This all sounds better.
Junio C Hamano Sept. 19, 2018, 2:24 p.m. UTC | #4
Matthew DeVore <matvore@google.com> writes:

> Yes, it's probably better to add a point about that. Here is the new
> documentation after applying your suggestions:
>
>  - If a piped sequence which spans multiple lines, put each statement
>    on a separate line and put pipes on the end of each line, rather
>    than the start. This means you don't need to use \ to join lines,
>    since | implies a join already.
>
>         (incorrect)
>         grep blob verify_pack_result \
>         | awk -f print_1.awk \
>         | sort >actual &&
>         ...
>
>         (correct)
>         grep blob verify_pack_result |
>         awk -f print_1.awk |
>         sort >actual &&
>         ...

The formatting advice to place '|' at the end applies equally to
'&&' and '||' because these three syntactic elements share exactly
the same trait: the shell knows you haven't finished speaking when
it sees them at the end of the line and keeps listening, and humans
would know that too, so there is no need for explicitly continuing
the line with backslash.

Organizationally speaking, I wonder if the above about formatting
would better appear separate from the latter two points that are
about semantics.

>  - In a pipe, any exit codes returned by processes besides the last
>    are ignored. This means that if git crashes at the beginning or
>    middle of a pipe, it may go undetected. Prefer writing the output
>    of that command to a temporary file with '>' rather than pipe it.
>
>  - The $(git ...) construct also discards git's exit code, so if the
>    goal is to test that particular command, redirect its output to a
>    temporary file rather than wrap it with $( ).
Matthew DeVore Sept. 19, 2018, 8:06 p.m. UTC | #5
On Wed, Sep 19, 2018 at 5:36 AM Eric Sunshine <sunshine@sunshineco.com> wrote:
>
> On Tue, Sep 18, 2018 at 10:11 PM Matthew DeVore <matvore@google.com> wrote:
> > Yes, it's probably better to add a point about that. Here is the new
> > documentation after applying your suggestions:
> >
> >  - If a piped sequence which spans multiple lines, put each statement
>
> s/which//
Done.

On Wed, Sep 19, 2018 at 7:24 AM Junio C Hamano <gitster@pobox.com> wrote:
> The formatting advice to place '|' at the end applies equally to
> '&&' and '||' because these three syntactic elements share exactly
> the same trait: the shell knows you haven't finished speaking when
> it sees them at the end of the line and keeps listening, and humans
> would know that too, so there is no need for explicitly continuing
> the line with backslash.
>
I've reworded the text to indicate the advice applies to && and || as well.

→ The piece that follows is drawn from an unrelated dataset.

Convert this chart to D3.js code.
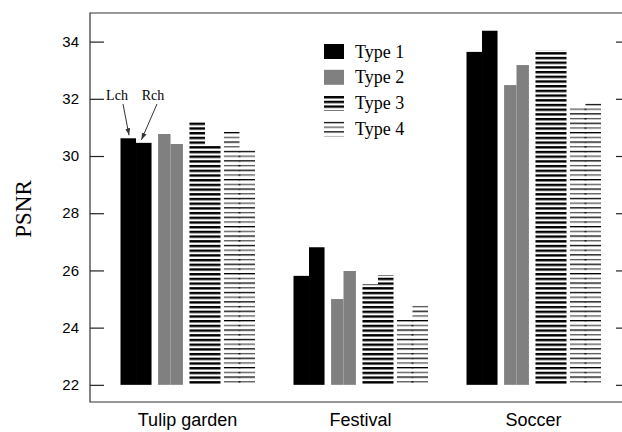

> Organizationally speaking, I wonder if the above about formatting
> would better appear separate from the latter two points that are
> about semantics.
>
I moved the formatting point to right under the point about formatting
if statements, which does seem like a more natural progression.

Here is the new patch to summarize the changes (warning: tabs are mangled):

--------------------------------------------------------------------------------

    CodingGuidelines: add shell piping guidelines

    Add two guidelines:

     - pipe characters should appear at the end of lines, and not cause
       indentation
     - pipes should be avoided when they swallow exit codes that can
       potentially fail

diff --git a/Documentation/CodingGuidelines b/Documentation/CodingGuidelines
index 48aa4edfb..6d265327c 100644
--- a/Documentation/CodingGuidelines
+++ b/Documentation/CodingGuidelines
@@ -118,6 +118,24 @@ For shell scripts specifically (not exhaustive):
                 do this
         fi

+ - If a command sequence joined with && or || or | spans multiple
+   lines, put each command on a separate line and put && and || and |
+   operators at the end of each line, rather than the start. This
+   means you don't need to use \ to join lines, since the above
+   operators imply the sequence isn't finished.
+
+        (incorrect)
+        grep blob verify_pack_result \
+        | awk -f print_1.awk \
+        | sort >actual &&
+        ...
+
+        (correct)
+        grep blob verify_pack_result |
+        awk -f print_1.awk |
+        sort >actual &&
+        ...
+
  - We prefer "test" over "[ ... ]".

  - We do not write the noiseword "function" in front of shell
@@ -163,6 +181,15 @@ For shell scripts specifically (not exhaustive):

    does not have such a problem.

+ - In a piped chain such as "grep blob objects | sort", the exit codes
+   returned by processes besides the last are ignored. This means that
+   if git crashes at the beginning or middle of a chain, it may go
+   undetected. Prefer writing the output of that command to a
+   temporary file with '>' rather than pipe it.
+
+ - The $(git ...) construct also discards git's exit code, so if the
+   goal is to test that particular command, redirect its output to a
+   temporary file rather than wrap it with $( ).

 For C programs:
diff mbox series

Patch

diff --git a/Documentation/CodingGuidelines b/Documentation/CodingGuidelines
index 48aa4edfb..7f903c1aa 100644
--- a/Documentation/CodingGuidelines
+++ b/Documentation/CodingGuidelines
@@ -163,6 +163,35 @@  For shell scripts specifically (not exhaustive):
 
    does not have such a problem.
 
+ - In a piped sequence which spans multiple lines, put each statement
+   on a separate line and put pipes on the end of each line, rather
+   than the start. This means you don't need to use \ to join lines,
+   since | implies a join already. Also, do not indent subsequent
+   lines; if you need a sequence to visually stand apart from the
+   surrounding code, use a blank line before and/or after the piped
+   sequence.
+
+	(incorrect)
+	echo '...' > expected
+	git ls-files -s file.1 file.2 file.3 file.4 file.5 \
+		| awk '{print $1}' \
+		| sort >observed
+	test_cmp expected actual
+
+	(correct)
+	echo '...' > expected
+
+	git ls-files -s file.1 file.2 file.3 file.4 file.5 |
+	awk '{print $1}' |
+	sort >observed
+
+	test_cmp expected actual
+
+ - In a pipe, any non-zero exit codes returned by processes besides
+   the last will be ignored. If there is any possibility some
+   non-final command in the pipe will raise an error, prefer writing
+   the output of that command to a temporary file with '>' rather than
+   pipe it.
 
 For C programs: